REVIEWS

[The Night Shifters is] a fascinating ride. The voice feels a lot like Neil Gaiman. This is a huge compliment in my mind, and one not to be taken lightly.” - Melinda VanLone Reviews

Monday, July 16, 2012

Where Is My Beautiful Beast?



Jean Cocteau's La Belle et La Bete is on a lot of Best Movie lists, sometimes for snooty reasons. After all, it's foreign (that'll get you 4 stars right there), it's French (there are a whole class of movie critics who like nothing but) – and it's relatively old (made just after WWII), so it qualifies as a “classic.” But sweep aside all that pseudo-intellectual noise, and you're still left with a magnificent movie.

I discovered it accidentally. Most of the people I grew up with, went to school with, worked with, never knew it existed – and if they had known, they might have thought it was dumb and boring because there weren't any car chases or explosions. Plus you have to read subtitles – what a bummer!


But there are times in your life when you're ripe for magic. I was fourteen, and I had my own (black & white) TV in my bedroom. I loved that thing, because it showed me worlds far outside my little Phoenix suburb. One night I was surfing (in this case, actually turning a dial), and I landed on our local PBS station. I saw a beautiful woman entering what looked like a haunted castle. Disembodied arms held candelabra in the entryway, and she glided along the hallway outside her bed chamber as if the floor were moving. There was no sound, and when she turned to run from the castle, she moved in slow motion. When she got to the courtyard, she was confronted by a magnificently dressed man with the head of a lion. She fainted. He picked her up and carried her back into the castle.

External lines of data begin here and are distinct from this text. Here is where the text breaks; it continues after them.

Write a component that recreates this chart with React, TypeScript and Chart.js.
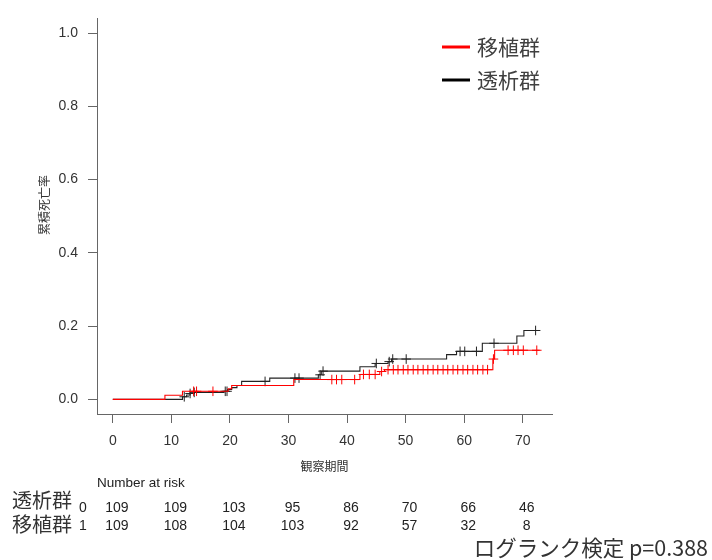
import { useEffect, useRef } from "react";
import { Chart, registerables } from "chart.js";

Chart.register(...registerables);

// ---- data ----
const groupNames = ["移植群", "透析群"];
const groupColors = ["#ff0000", "#000000"];

// 移植群 (transplant) cumulative mortality steps
const transplantTimes = [0, 8.9, 11.9, 19.7, 20.3, 30.9, 42.2, 45.6, 46.4, 64.9, 65.2, 72.9];
const transplantValues = [0, 0.011, 0.022, 0.029, 0.038, 0.054, 0.068, 0.076, 0.081, 0.11, 0.134, 0.134];
const transplantCensor = [
  13.8, 14.3, 17.1, 37.4, 38.2, 39.1, 41.3, 42.8, 43.8, 44.8, 45.9, 47.0, 47.9, 48.7, 49.6, 50.4,
  51.3, 52.1, 53.0, 53.8, 54.7, 55.5, 56.4, 57.2, 58.1, 58.9, 59.8, 60.6, 61.5, 62.3, 63.2, 64.0,
  65.0, 67.5, 68.4, 69.2, 70.1, 72.4,
];

// 透析群 (dialysis) cumulative mortality steps
const dialysisTimes = [0, 11.9, 12.6, 13.2, 13.8, 19.0, 19.6, 20.3, 21.2, 22.0, 26.8, 35.1, 35.6, 42.2, 44.8, 47.0, 47.6, 57.0, 58.7, 63.1, 69.0, 70.2, 72.9];
const dialysisValues = [0, 0.007, 0.012, 0.016, 0.019, 0.022, 0.027, 0.032, 0.038, 0.049, 0.058, 0.067, 0.077, 0.089, 0.098, 0.103, 0.11, 0.122, 0.131, 0.153, 0.173, 0.188, 0.188];
const dialysisCensor = [12.2, 13.2, 13.9, 19.2, 19.5, 26.0, 31.1, 31.8, 35.4, 35.9, 45.0, 47.2, 47.8, 50.1, 59.3, 60.1, 62.1, 65.1, 72.2];

// axis ticks
const xTicks = [0, 10, 20, 30, 40, 50, 60, 70];
const yTicks = [0, 0.2, 0.4, 0.6, 0.8, 1.0];

// number at risk
const riskTimes = [0, 10, 20, 30, 40, 50, 60, 70];
const riskRowLabels = ["透析群", "移植群"];
const riskRowCodes = ["0", "1"];
const dialysisRisk = [109, 109, 103, 95, 86, 70, 66, 46];
const transplantRisk = [109, 108, 104, 103, 92, 57, 32, 8];

const yTitle = "累積死亡率";
const xTitle = "観察期間";
const riskTitle = "Number at risk";
const testText = "ログランク検定 p=0.388";

// ---- helpers ----
function stepValueAt(times: number[], values: number[], t: number) {
  let v = values[0];
  for (let i = 0; i < times.length; i++) {
    if (times[i] <= t) v = values[i];
  }
  return v;
}

const CJK = '"Noto Sans CJK JP", "Noto Sans", sans-serif';
const NARROW = '"Liberation Sans Narrow", "Arial Narrow", "Liberation Sans", sans-serif';

const textPlugin = {
  id: "kmTexts",
  afterDraw(chart: any) {
    const ctx = chart.ctx as CanvasRenderingContext2D;
    const xs = chart.scales.x;
    ctx.save();
    // y title
    ctx.save();
    ctx.translate(44, 205);
    ctx.rotate(-Math.PI / 2);
    ctx.font = `12px ${CJK}`;
    ctx.fillStyle = "#333";
    ctx.textAlign = "center";
    ctx.textBaseline = "middle";
    ctx.fillText(yTitle, 0, 0);
    ctx.restore();

    // x title
    ctx.font = `12px ${CJK}`;
    ctx.fillStyle = "#333";
    ctx.textAlign = "center";
    ctx.textBaseline = "middle";
    ctx.fillText(xTitle, (chart.chartArea.left + chart.chartArea.right) / 2, 466);

    // legend
    const legendY = [47, 80];
    groupNames.forEach((name, i) => {
      ctx.strokeStyle = groupColors[i];
      ctx.lineWidth = 3;
      ctx.beginPath();
      ctx.moveTo(442, legendY[i]);
      ctx.lineTo(470, legendY[i]);
      ctx.stroke();
      ctx.font = `21px ${CJK}`;
      ctx.fillStyle = "#404040";
      ctx.textAlign = "left";
      ctx.textBaseline = "middle";
      ctx.fillText(name, 477, legendY[i]);
    });

    // number at risk
    ctx.fillStyle = "#222";
    ctx.font = `13.5px ${NARROW}`;
    ctx.textAlign = "left";
    ctx.textBaseline = "middle";
    ctx.fillText(riskTitle, 97, 483);

    const rows = [dialysisRisk, transplantRisk];
    const rowY = [508, 526];
    const labelY = [500, 524];
    rows.forEach((row, r) => {
      ctx.font = `20px ${CJK}`;
      ctx.fillStyle = "#333";
      ctx.textAlign = "left";
      ctx.textBaseline = "middle";
      ctx.fillText(riskRowLabels[r], 12, labelY[r]);
      ctx.font = `14px ${NARROW}`;
      ctx.fillStyle = "#222";
      ctx.fillText(riskRowCodes[r], 79, rowY[r]);
      ctx.textAlign = "center";
      row.forEach((n, i) => {
        ctx.fillText(String(n), xs.getPixelForValue(riskTimes[i]) + 4, rowY[r]);
      });
    });

    // log-rank text
    ctx.font = `21.5px ${CJK}`;
    ctx.fillStyle = "#333";
    ctx.textAlign = "right";
    ctx.textBaseline = "middle";
    ctx.fillText(testText, 708, 548);
    ctx.restore();
  },
};

export default function App() {
  const ref = useRef<HTMLCanvasElement | null>(null);

  useEffect(() => {
    if (!ref.current) return;
    const toPts = (ts: number[], vs: number[]) => ts.map((t, i) => ({ x: t, y: vs[i] }));
    const censorPts = (cs: number[], ts: number[], vs: number[]) =>
      cs.map((t) => ({ x: t, y: stepValueAt(ts, vs, t) }));

    const chart = new Chart(ref.current, {
      type: "line",
      data: {
        datasets: [
          {
            label: groupNames[0],
            data: toPts(transplantTimes, transplantValues),
            borderColor: groupColors[0],
            borderWidth: 1.1,
            stepped: "before",
            pointRadius: 0,
            fill: false,
          },
          {
            label: groupNames[0] + " censor",
            data: censorPts(transplantCensor, transplantTimes, transplantValues),
            showLine: false,
            pointStyle: "cross",
            pointRadius: 4.8,
            pointBorderWidth: 1,
            pointBorderColor: groupColors[0],
            borderColor: groupColors[0],
          },
          {
            label: groupNames[1],
            data: toPts(dialysisTimes, dialysisValues),
            borderColor: "#222",
            borderWidth: 1.1,
            stepped: "before",
            pointRadius: 0,
            fill: false,
          },
          {
            label: groupNames[1] + " censor",
            data: censorPts(dialysisCensor, dialysisTimes, dialysisValues),
            showLine: false,
            pointStyle: "cross",
            pointRadius: 4.8,
            pointBorderWidth: 1,
            pointBorderColor: "#222",
            borderColor: "#222",
          },
        ],
      },
      options: {
        animation: false,
        responsive: false,
        maintainAspectRatio: false,
        layout: { padding: { left: 0, top: 15, right: 160, bottom: 100 } },
        plugins: { legend: { display: false }, tooltip: { enabled: false } },
        scales: {
          x: {
            type: "linear",
            min: -2.7,
            max: 75,
            afterBuildTicks: (s: any) => {
              s.ticks = xTicks.map((v) => ({ value: v }));
            },
            afterFit: (s: any) => {
              s.height = 46;
            },
            grid: { drawOnChartArea: false, drawTicks: true, tickLength: 9, color: "#666", tickWidth: 1 },
            border: { display: true, color: "#666", width: 1 },
            ticks: {
              padding: 10,
              color: "#333",
              font: { family: "Liberation Sans", size: 14 },
              maxRotation: 0,
            },
          },
          y: {
            type: "linear",
            min: -0.04,
            max: 1.04,
            afterBuildTicks: (s: any) => {
              s.ticks = yTicks.map((v) => ({ value: v }));
            },
            afterFit: (s: any) => {
              s.width = 97;
            },
            grid: { drawOnChartArea: false, drawTicks: true, tickLength: 9, color: "#666", tickWidth: 1 },
            border: { display: true, color: "#666", width: 1 },
            ticks: {
              padding: 10,
              color: "#333",
              font: { family: "Liberation Sans", size: 14 },
              callback: (v: any) => Number(v).toFixed(1),
            },
          },
        },
      },
      plugins: [textPlugin],
    } as any);
    return () => chart.destroy();
  }, []);

  return (
    <div style={{ position: "fixed", left: 0, top: 0, width: 712, height: 560, background: "#fff" }}>
      <canvas ref={ref} width={712} height={560} style={{ width: 712, height: 560 }} />
    </div>
  );
}
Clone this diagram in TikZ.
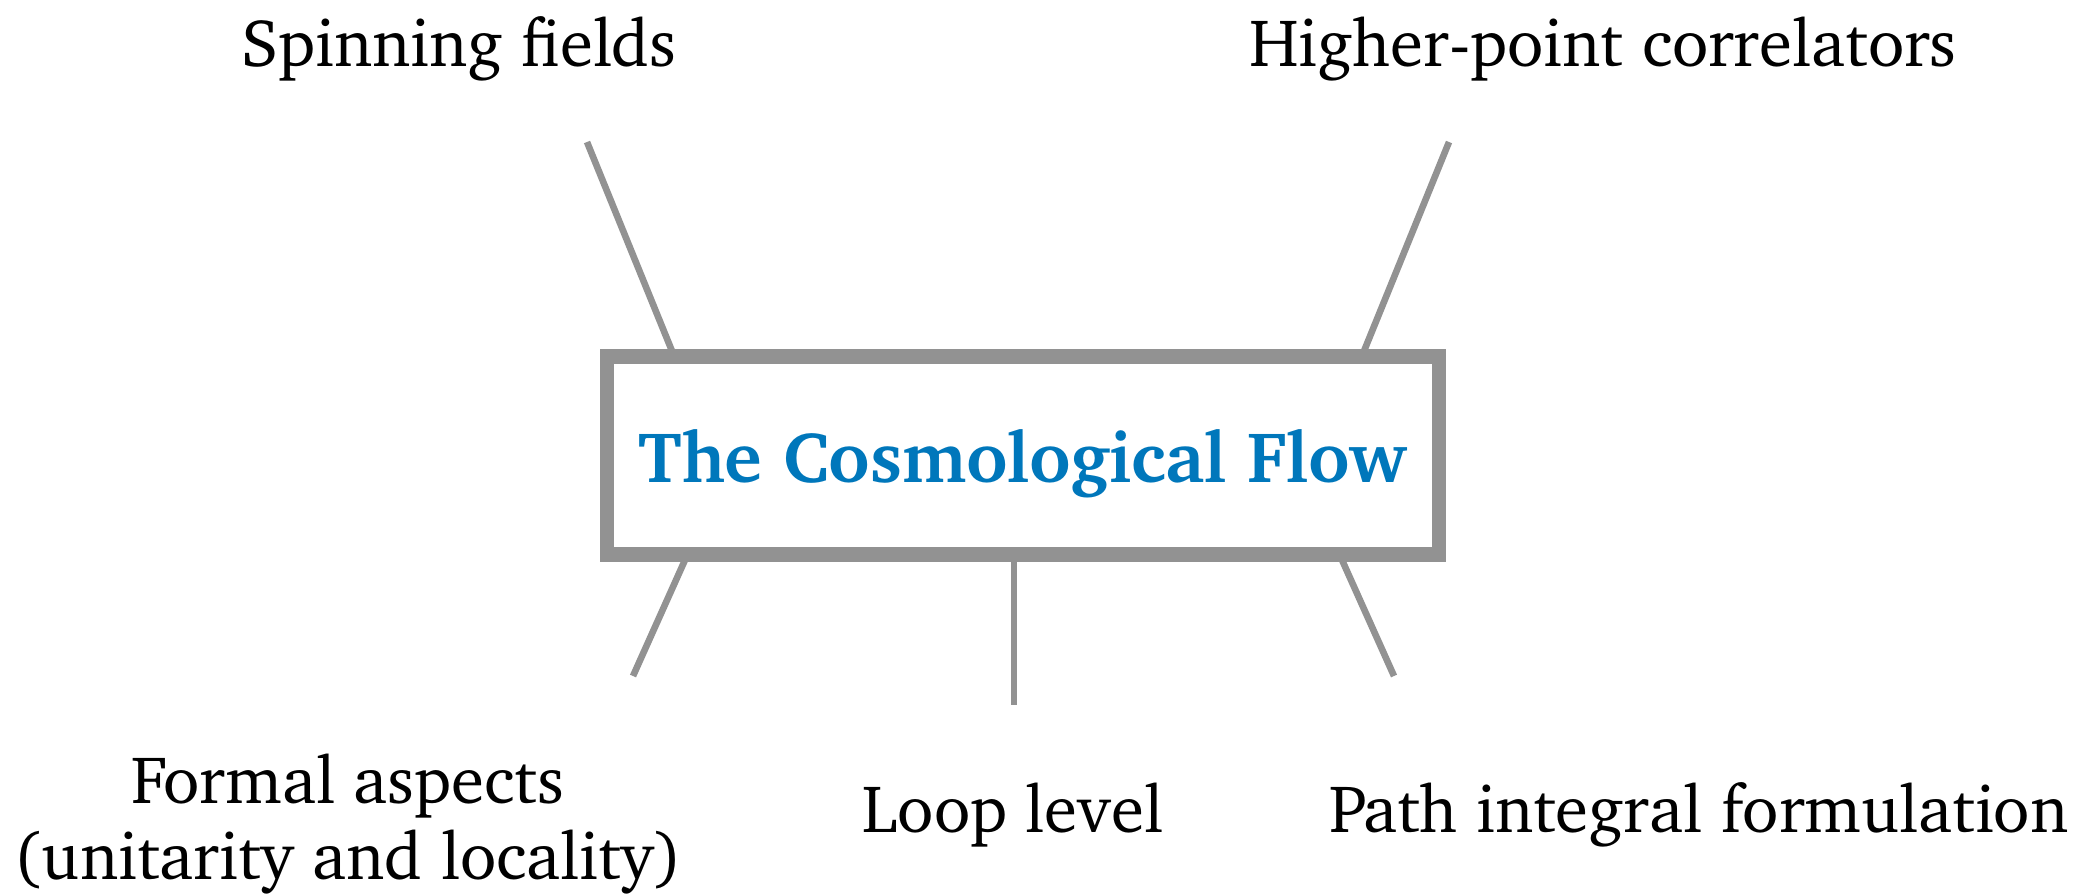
\documentclass[tikz,border=0pt]{standalone}
\usepackage[T1]{fontenc}
\usepackage{charter}
\definecolor{linegray}{RGB}{146,146,146}
\definecolor{titleblue}{RGB}{0,119,187}
\tikzset{
  lbl/.style={font=\fontsize{33.6}{38}\selectfont, anchor=base, inner sep=0pt, align=center},
  conn/.style={draw=linegray, line width=3.3pt},
}
\begin{document}
\begin{tikzpicture}[x=0.5pt,y=-0.5pt]
\useasboundingbox (0,0) rectangle (2086,895);
\draw[linegray, line width=7.2pt, fill=white] (607,356.5) rectangle (1439,554.5);
\node[inner sep=0pt, anchor=base, font=\fontsize{35.8}{38}\selectfont\bfseries, text=titleblue] (title) at (1023,482) {The Cosmological Flow};
\node[lbl] (spin) at (459,66) {Spinning fields};
\node[lbl] (higher) at (1603,66) {Higher-point correlators};
\node[lbl] (formal) at (348,803) {Formal aspects};
\node[lbl] (formal2) at (348,879) {(unitarity and locality)};
\node[lbl] (loop) at (1013,832) {Loop level};
\node[lbl] (path) at (1699,832) {Path integral formulation};
\coordinate (a1) at (672,351); \coordinate (a2) at (587,142);
\coordinate (b1) at (1364,351); \coordinate (b2) at (1449,142);
\coordinate (c1) at (685,560); \coordinate (c2) at (633,676);
\coordinate (d1) at (1014,560); \coordinate (d2) at (1014,705);
\coordinate (e1) at (1342,560); \coordinate (e2) at (1394,676);
\draw[conn] (a1) -- (a2);
\draw[conn] (b1) -- (b2);
\draw[conn] (c1) -- (c2);
\draw[conn] (d1) -- (d2);
\draw[conn] (e1) -- (e2);
\end{tikzpicture}
\end{document}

That was IT, my friends. That scene was like an arrow to my heart. No way was I going to touch that dial until the movie was over. It replayed the next night, so I watched it from beginning to end. No other attempt to film the story of Beauty And The Beast has even come close to it. No other attempt ever will. There are several reasons why.


Maybe the essential reason is Jean Cocteau. He was like an author writing a book. This makes sense when you consider that he was a novelist, painter, playwright, and poet, besides being a filmmaker. Though he was a poet, he knew that pursuing poetry too enthusiastically can cause it to elude you completely. And I suspect that the romance in La Belle et La Bete was more personal for Cocteau than it ever was for other directors who filmed the story of Beauty And The Beast. Of all the characters in his film, the one he seemed to relate to the most was Belle, played by Josette Day. In his book about making the movie, Diary Of A Film, Cocteau wrote a little note about Josette. He said she looked like he had when he was younger. When you consider that his lover and lifelong friend Jean Marais played both the Beast and the other man who loved Belle (Avenant), this little note takes on extra significance.

Considerable credit for the look of La Belle et La Bete belongs to Christian Berard, the art director, and Henri Alekan, the cinematographer (just two of of the artists/technicians who deserve credit). According to Cocteau's own diary, he did not always agree with his team, and often felt frustrated with them. Yet he persevered in his collaboration with them, trooping forward even though he suffered from bouts of illness. The production was an expensive challenge, he really had to improvise to get supplies, line up shooting locations (many of the beautiful garden scenes were shot at the Chateau de Raray), and design special effects. Though it may seem like filming the production in black & white was an artistic choice, he indicates in Diary of a Film that he would have preferred color – it just wasn't an option in post-war France. It's hard to say what that color production would have looked like – the black & white turned out gorgeous.


The acting is superb.  And the folktale was originally adapted for print by two Frenchwomen, so perhaps Cocteau was sensitive to what was between the lines. But two things that really make the movie stand head and shoulders (and mane?) above other versions are the “creature” design for the Beast and the beautiful score by Georges Auric. The Beast was so splendid in his velvet outfit and starched collar, so perfect as a lion, it makes you sad when he eventually metamorphoses into a man at the end. This outcome is not helped by the fact that Jean Marais is wearing those silly pantaloons that look like the little tents that go on the end of Thanksgiving drumsticks. Legend has it that Marlene Dietrich, after witnessing this transformation during a screening in Paris, asked, “Where is my Beautiful Beast?” I'm inclined to agree.


Georges Auric's score is also on my list of top ten scores. I love it from beginning to end, but one segment haunts me – the scene where Belle and the Beast walk together in the garden for the first time. There's something timeless and magnificent about that scene – I think it's the heart of the movie.

Great books, music, and movies are made by brilliant people who are unique because they are a product of their particular place and time. That's why other attempts to reproduce what they've done are unsuccessful. No one will ever write a fantasy likeThe Lord Of The Rings, because Tolkien was a British man who was born in South Africa near the end of the 19th century, emigrated to England, and eventually served in the trenches of World War I. Likewise, Cocteau and his team of filmmakers had their unique experiences and vision (not to mention their own Great War). The result of their collaboration is a movie that will be loved as long as people are still watching movies. It's magic truly is timeless.